The higher glasses (C5 and up?) speak relatively quickly. But the glasses in the bottom octave speak more slowly — quick passage work in the 'bass' bottom octave or so is a bad idea because it will be especially difficult to play, and sound muddy when successful. (Violins are more facile than double basses.)
The glasses continue to ring after you release them. This effect is most pronounced in the bass end, much less apparent in the high end. (Like the harp, where the high notes die away quickly, but the bass notes ring for a long time). There is no practical way to damp an armonica glass (how do you noiselessly damp a spinning glass?)
Vibrato works well, that is, moving one's finger from side to side on a sustained note. This does not change the pitch — the pitch of a glass (which is in essence a glass bell) is fixed; moving the finger from side to side works by manipulating the overtones.
The armonica definitely has dynamics, but the whole instrument is on the quiet side so its dynamic range is not large. Think of its dynamic range as ranging from ppp to p.
After a glass is singing, crescendi and decrescendi on sustained note(s) work well (within the armonica's ppp to p dynamic range).
I invariably amplify the armonica at performances — even just a little tasteful amplification makes a huge difference.
Write glass armonica music on a grand staff, or if the part is simple enough a single staff is fine.
This: and this: are great ways to reduce ledger lines.
'Pizzicato' of the glasses (flicking them with your fingernail like flicking a booger from your finger) works OK from about C6 up.
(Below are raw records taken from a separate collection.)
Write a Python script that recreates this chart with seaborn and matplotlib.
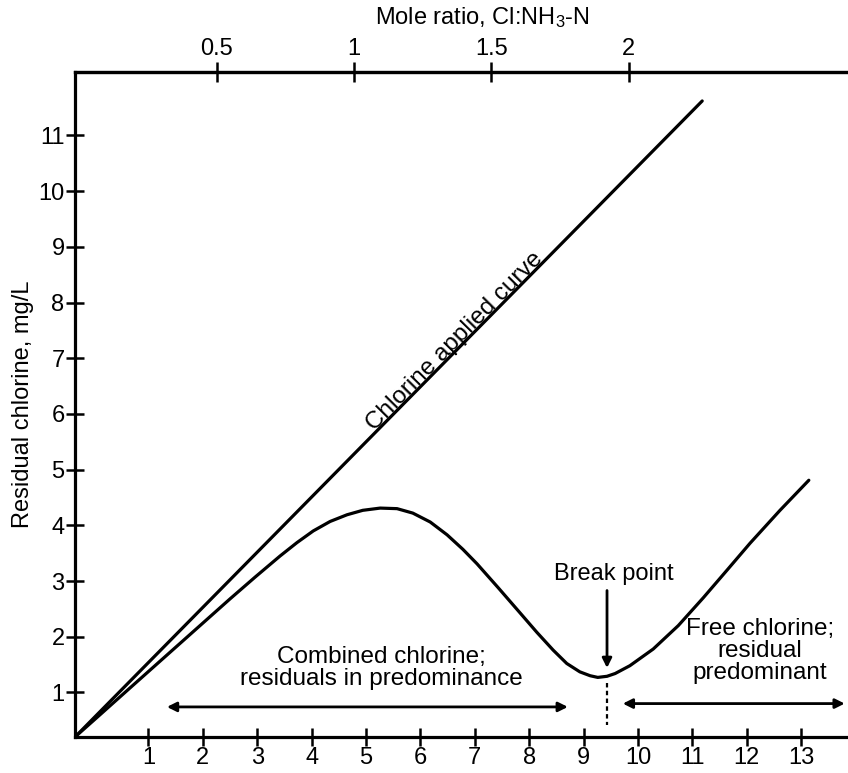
import matplotlib
matplotlib.use("Agg")
import matplotlib.pyplot as plt
import seaborn as sns

# chlorine dose (bottom axis) and residual
dose = [-0.35, 0.11, 0.66, 1.12, 1.58, 2.04, 2.50, 2.96, 3.42, 3.73, 4.03, 4.34, 4.65,
        4.94, 5.26, 5.57, 5.86, 6.18, 6.49, 6.78, 7.04, 7.43, 7.83, 8.14, 8.44, 8.69,
        8.93, 9.12, 9.26, 9.43, 9.58, 9.85, 10.28, 10.74, 11.20, 11.64, 12.06, 12.61, 13.14]
residual = [0.20, 0.60, 1.08, 1.48, 1.88, 2.28, 2.68, 3.07, 3.45, 3.69, 3.90, 4.07, 4.19,
            4.27, 4.31, 4.30, 4.22, 4.06, 3.83, 3.57, 3.31, 2.88, 2.43, 2.08, 1.76, 1.52,
            1.37, 1.30, 1.27, 1.29, 1.34, 1.48, 1.78, 2.20, 2.70, 3.20, 3.68, 4.27, 4.81]

# chlorine applied line (end points)
applied_x = [-0.35, 11.18]
applied_y = [0.20, 11.62]

dose_ticks = list(range(1, 14))
resid_ticks = list(range(1, 12))
ratio_ticks = [0.5, 1, 1.5, 2]
ratio_labels = ["0.5", "1", "1.5", "2"]

sns.set_style("ticks")
plt.rcParams["font.family"] = ["Liberation Sans", "DejaVu Sans"]
plt.rcParams["mathtext.fontset"] = "custom"
plt.rcParams["mathtext.rm"] = "Liberation Sans"
plt.rcParams["mathtext.it"] = "Liberation Sans"
for key in ["text.color", "axes.labelcolor", "xtick.color", "ytick.color", "axes.edgecolor"]:
    plt.rcParams[key] = "black"

fig = plt.figure(figsize=(8.48, 7.73), dpi=100)
ax = fig.add_axes([75 / 848, 36 / 773, 773 / 848, 665 / 773])

sns.lineplot(x=applied_x, y=applied_y, ax=ax, color="black", lw=2.3, estimator=None)
sns.lineplot(x=dose, y=residual, ax=ax, color="black", lw=2.3, estimator=None)

ax.set_xlim(-0.35, 13.86)
ax.set_ylim(0.20, 12.14)
ax.set_xticks(dose_ticks)
ax.set_xticklabels([str(t) for t in dose_ticks])
ax.set_yticks(resid_ticks)
ax.set_yticklabels([str(t) for t in resid_ticks])

for s in ["left", "bottom", "top"]:
    ax.spines[s].set_linewidth(2.3)
ax.spines["right"].set_visible(False)
ax.tick_params(axis="both", direction="inout", length=13, width=1.8, labelsize=17, pad=1)

ax.set_ylabel("Residual chlorine, mg/L", fontsize=17)
ax.yaxis.set_label_coords(-0.053, 0.5)

# top axis: mole ratio
sec = ax.secondary_xaxis("top", functions=(lambda x: (x + 0.27) / 5.05,
                                           lambda r: r * 5.05 - 0.27))
sec.set_xticks(ratio_ticks)
sec.set_xticklabels(ratio_labels)
sec.tick_params(direction="inout", length=15, width=1.8, labelsize=17, pad=1)
sec.spines["top"].set_linewidth(2.3)
fig.text(482 / 848, 1 - 18 / 773, "Mole ratio, Cl:NH$_3$-N", fontsize=17,
         ha="center", va="center")

# annotations
ax.text(6.64, 7.31, "Chlorine applied curve", rotation=45.4, fontsize=17.5,
        ha="center", va="center", rotation_mode="anchor")
ax.text(5.28, 1.44, "Combined chlorine;\nresiduals in predominance", fontsize=17.5,
        ha="center", va="center", linespacing=1.0)
ax.text(12.24, 1.74, "Free chlorine;\nresidual\npredominant", fontsize=17.5,
        ha="center", va="center", linespacing=1.0)
ax.text(9.55, 3.12, "Break point", fontsize=17, ha="center", va="center")

arrow = dict(arrowstyle="<|-|>", color="black", lw=2, mutation_scale=14, shrinkA=0, shrinkB=0)
ax.annotate("", xy=(8.71, 0.74), xytext=(1.34, 0.74), arrowprops=arrow)
ax.annotate("", xy=(13.8, 0.80), xytext=(9.72, 0.80), arrowprops=arrow, annotation_clip=False)
ax.annotate("", xy=(9.43, 1.44), xytext=(9.43, 2.83),
            arrowprops=dict(arrowstyle="-|>", color="black", lw=2, mutation_scale=14,
                            shrinkA=0, shrinkB=0))
ax.plot([9.43, 9.43], [1.17, 0.41], color="black", lw=1.6, ls=(0, (2, 1.5)))

fig.savefig("out.png", dpi=100)
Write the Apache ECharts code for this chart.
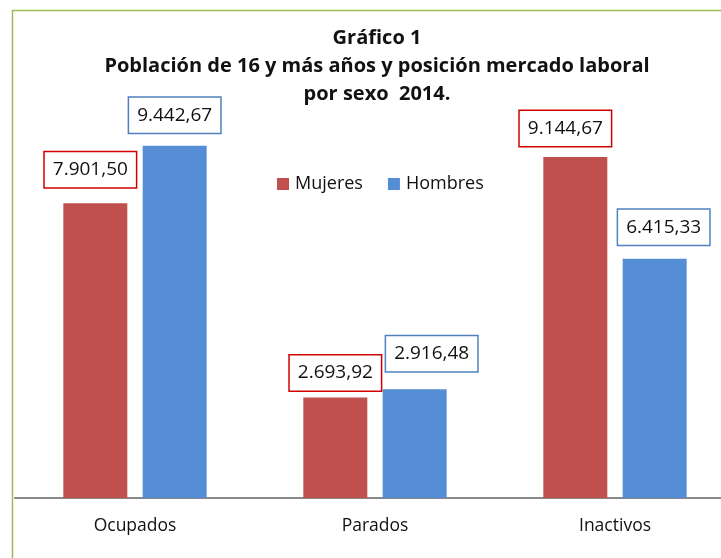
<!DOCTYPE html>
<html>
<head>
<meta charset="utf-8">
<script src="https://cdn.jsdelivr.net/npm/echarts@6/dist/echarts.min.js"></script>
<style>
  html, body { margin: 0; padding: 0; background: #fff; }
  #main { width: 721px; height: 558px; }
</style>
</head>
<body>
<div id="main"></div>
<script>
// datos del gráfico
var categorias = ["Ocupados", "Parados", "Inactivos"];
var mujeres = [7901.50, 2693.92, 9144.67];
var hombres = [9442.67, 2916.48, 6415.33];
var nombres = ["Mujeres", "Hombres"];

// desplazamiento de las etiquetas movidas a mano [dx, separación]
var ajusteMujeres = [[-5, 16], [0, 7], [-10, 11]];
var ajusteHombres = [[0, 13], [17, 18], [9, 14]];

var chart = echarts.init(document.getElementById("main"));

// formato español: 9.442,67
function fmt(v) {
  var s = v.toFixed(2).split(".");
  return s[0].replace(/\B(?=(\d{3})+(?!\d))/g, ".") + "," + s[1];
}

var fuente = "Open Sans";

function etiqueta(color) {
  return {
    show: true,
    position: "top",
    distance: 0,
    formatter: function (p) { return fmt(p.value); },
    fontFamily: fuente,
    fontSize: 19,
    lineHeight: 23,
    color: "#111",
    backgroundColor: "#fff",
    borderColor: color,
    borderWidth: 1.5,
    padding: [6, 8, 6, 8]
  };
}

function conAjuste(valores, ajustes) {
  return valores.map(function (v, i) {
    return { value: v, label: { offset: [ajustes[i][0], -ajustes[i][1]] } };
  });
}

var option = {
  animation: false,
  title: {
    text: "Gráfico 1\nPoblación de 16 y más años y posición mercado laboral\npor sexo  2014.",
    left: 372,
    top: 19,
    textAlign: "center",
    textStyle: {
      fontFamily: fuente,
      fontWeight: "bold",
      fontSize: 20,
      lineHeight: 28,
      color: "#111"
    }
  },
  legend: {
    data: nombres,
    left: 277,
    top: 175,
    padding: 0,
    itemWidth: 12,
    itemHeight: 12,
    itemGap: 25,
    icon: "rect",
    textStyle: { fontFamily: fuente, fontSize: 18, color: "#111", padding: [0, 0, 0, 1] }
  },
  graphic: [{
    type: "rect",
    shape: { x: 12.5, y: 10.5, width: 730, height: 560 },
    style: { fill: "none", stroke: "#9BBB59", lineWidth: 1.5 },
    silent: true
  }],
  grid: { left: 15, width: 720, top: 125, bottom: 60, outerBoundsMode: "none", containLabel: false },
  xAxis: {
    type: "category",
    data: categorias,
    axisLine: { lineStyle: { color: "#888", width: 2 } },
    axisTick: { show: false },
    axisLabel: { fontFamily: fuente, fontSize: 17.5, color: "#111", margin: 19 }
  },
  yAxis: {
    type: "value",
    min: 0,
    max: 10000,
    show: false,
    splitLine: { show: false }
  },
  series: [
    {
      name: nombres[0],
      type: "bar",
      data: conAjuste(mujeres, ajusteMujeres),
      barWidth: 64,
      barGap: "24%",
      itemStyle: { color: "#C0504D" },
      label: etiqueta("#D00000")
    },
    {
      name: nombres[1],
      type: "bar",
      data: conAjuste(hombres, ajusteHombres),
      barWidth: 64,
      barGap: "24%",
      itemStyle: { color: "#558ED5" },
      label: etiqueta("#4F81BD")
    }
  ]
};

chart.setOption(option);
</script>
</body>
</html>
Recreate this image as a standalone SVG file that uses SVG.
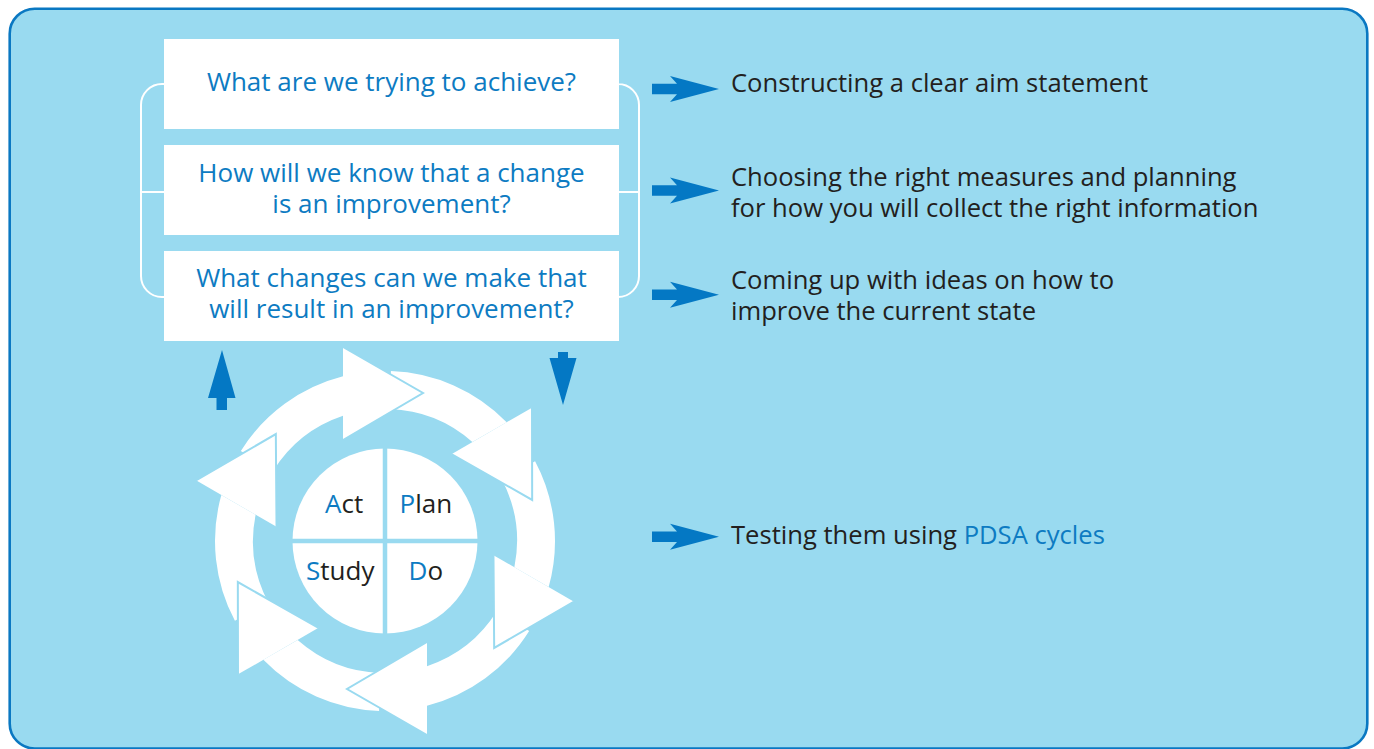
<svg xmlns="http://www.w3.org/2000/svg" xmlns:xlink="http://www.w3.org/1999/xlink" width="1374" height="749" viewBox="0 0 1374 749">
  <style>
    .panel { fill: #99daf0; stroke: #0a78c2; stroke-width: 2.6; }
    .qbox { fill: #ffffff; }
    .bracket { fill: none; stroke: #ffffff; stroke-width: 2; }
    .q { font-family: "Open Sans", "Noto Sans", sans-serif; font-size: 26px; fill: #0d7bc2; text-anchor: middle; }
    .note { font-family: "Open Sans", "Noto Sans", sans-serif; font-size: 25.6px; fill: #231f20; }
    .hl { fill: #0d7bc2; }
    .pointer { fill: #0478c4; }
    .ring-body { fill: #ffffff; }
    .ring-head { fill: #ffffff; }
    .ring-edge { fill: none; stroke: #99daf0; stroke-width: 2; stroke-linejoin: miter; }
    .hub { fill: #ffffff; }
    .hub-split { stroke: #99daf0; stroke-width: 4.5; }
    .step { font-family: "Open Sans", "Noto Sans", sans-serif; font-size: 26px; fill: #231f20; }
  </style>
  <defs>
    <!-- one arc segment of the cycle, drawn around the origin; the others are rotated copies -->
    <path id="seg-body" d="M -144.16,-90.08 A 170 170 0 0 1 -42,-164.73 L -42,-125.14 A 132 132 0 0 0 -111.94,-69.95 Z"/>
    <g id="seg-head">
      <path class="ring-head" d="M -42,-194 L 38,-148 L -42,-101 Z"/>
      <path class="ring-edge" d="M -42,-194 L 38,-148 L -42,-101"/>
    </g>
    <!-- block pointer to the right, centred on y = 0 -->
    <path id="pointer-right" d="M 652,-5.3 L 677,-5.3 L 670,-13 L 719,0 L 670,13 L 677,5.3 L 652,5.3 Z"/>
  </defs>

  <rect x="0" y="0" width="1374" height="749" fill="#ffffff"/>
  <rect class="panel" x="9.7" y="8.7" width="1357.6" height="739.8" rx="25" ry="25"/>

  <!-- bracket linking the three questions -->
  <g id="bracket">
    <path class="bracket" d="M 164,84 H 162 A 21 21 0 0 0 141,105 V 276 A 21 21 0 0 0 162,297 H 164"/>
    <path class="bracket" d="M 141,192 H 164"/>
    <path class="bracket" d="M 619,84 H 618 A 21 21 0 0 1 639,105 V 276 A 21 21 0 0 1 618,297 H 619"/>
    <path class="bracket" d="M 619,192 H 639"/>
  </g>

  <g id="q-aim">
    <rect class="qbox" x="164" y="39" width="455" height="90"/>
    <text class="q" x="391.5" y="91">What are we trying to achieve?</text>
  </g>
  <g id="q-measure">
    <rect class="qbox" x="164" y="145" width="455" height="90"/>
    <text class="q" x="391.5" y="181.7">How will we know that a change</text>
    <text class="q" x="391.5" y="212.7">is an improvement?</text>
  </g>
  <g id="q-change">
    <rect class="qbox" x="164" y="251" width="455" height="90"/>
    <text class="q" x="391.5" y="287">What changes can we make that</text>
    <text class="q" x="391.5" y="317.5">will result in an improvement?</text>
  </g>

  <g id="note-aim">
    <text class="note" x="731" y="92">Constructing a clear aim statement</text>
  </g>
  <g id="note-measure">
    <text class="note" x="731" y="186">Choosing the right measures and planning</text>
    <text class="note" x="731" y="217">for how you will collect the right information</text>
  </g>
  <g id="note-change">
    <text class="note" x="731" y="288.5">Coming up with ideas on how to</text>
    <text class="note" x="731" y="319.5">improve the current state</text>
  </g>
  <g id="note-test">
    <text class="note" x="731" y="544.3">Testing them using <tspan class="hl">PDSA cycles</tspan></text>
  </g>

  <!-- PDSA cycle: six arc arrows round a four-part hub -->
  <g id="pdsa-cycle" transform="translate(385,541)">
    <g class="ring-body">
      <use xlink:href="#seg-body" href="#seg-body"/>
      <use xlink:href="#seg-body" href="#seg-body" transform="rotate(60)"/>
      <use xlink:href="#seg-body" href="#seg-body" transform="rotate(120)"/>
      <use xlink:href="#seg-body" href="#seg-body" transform="rotate(180)"/>
      <use xlink:href="#seg-body" href="#seg-body" transform="rotate(240)"/>
      <use xlink:href="#seg-body" href="#seg-body" transform="rotate(300)"/>
    </g>
    <use xlink:href="#seg-head" href="#seg-head"/>
    <use xlink:href="#seg-head" href="#seg-head" transform="rotate(60)"/>
    <use xlink:href="#seg-head" href="#seg-head" transform="rotate(120)"/>
    <use xlink:href="#seg-head" href="#seg-head" transform="rotate(180)"/>
    <use xlink:href="#seg-head" href="#seg-head" transform="rotate(240)"/>
    <use xlink:href="#seg-head" href="#seg-head" transform="rotate(300)"/>

    <circle class="hub" cx="0" cy="0" r="92.5"/>
    <line class="hub-split" x1="0" y1="-93" x2="0" y2="93"/>
    <line class="hub-split" x1="-93" y1="0" x2="93" y2="0"/>
  </g>
  <g id="step-labels">
    <text class="step" x="325" y="513.3"><tspan class="hl">A</tspan>ct</text>
    <text class="step" x="399.5" y="513.3"><tspan class="hl">P</tspan>lan</text>
    <text class="step" x="306" y="580"><tspan class="hl">S</tspan>tudy</text>
    <text class="step" x="408.5" y="580"><tspan class="hl">D</tspan>o</text>
  </g>

  <g id="connectors">
    <use xlink:href="#pointer-right" href="#pointer-right" class="pointer" transform="translate(0,89)"/>
    <use xlink:href="#pointer-right" href="#pointer-right" class="pointer" transform="translate(0,190.5)"/>
    <use xlink:href="#pointer-right" href="#pointer-right" class="pointer" transform="translate(0,294.7)"/>
    <use xlink:href="#pointer-right" href="#pointer-right" class="pointer" transform="translate(0,536.7)"/>
    <!-- up from the cycle to the questions, down from the questions into the cycle -->
    <path class="pointer" d="M 222,350 L 235.5,398 L 227,398 L 227,410 L 216.5,410 L 216.5,398 L 208,398 Z"/>
    <path class="pointer" d="M 558,352 L 568,352 L 568,358 L 576.5,358 L 563,405 L 549.5,358 L 558,358 Z"/>
  </g>
</svg>
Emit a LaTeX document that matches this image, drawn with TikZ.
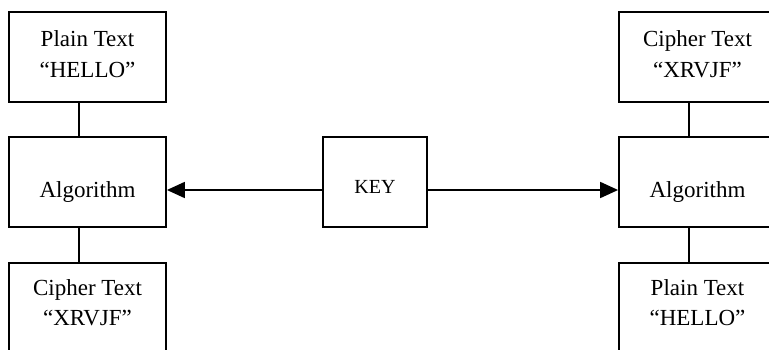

Below that the result is more like a pitchless thud.
A 'glissando' of the glasses just doesn't work. (Unlike the lovely effect on the harp.) That's because making each glass sing requires a finger/bow 'tweak' on each glass — merely sliding your fingers over the glasses doesn't work. Think about doing the wet-finger-around-the-wineglass: that sound doesn't just happen; one has to get the speed/pressure/etc. right to make it sing at all. That's what the armonica is all about!
I simply won't play the glasses with any sort of mallet. The result is uninteresting (a barely audible pitched thud) and I dare not risk breaking any glasses. (Too damn expensive.)
Also, the glasses are too close together to bow them with a violin bow. (Ha, ha, that's what fingers are for!)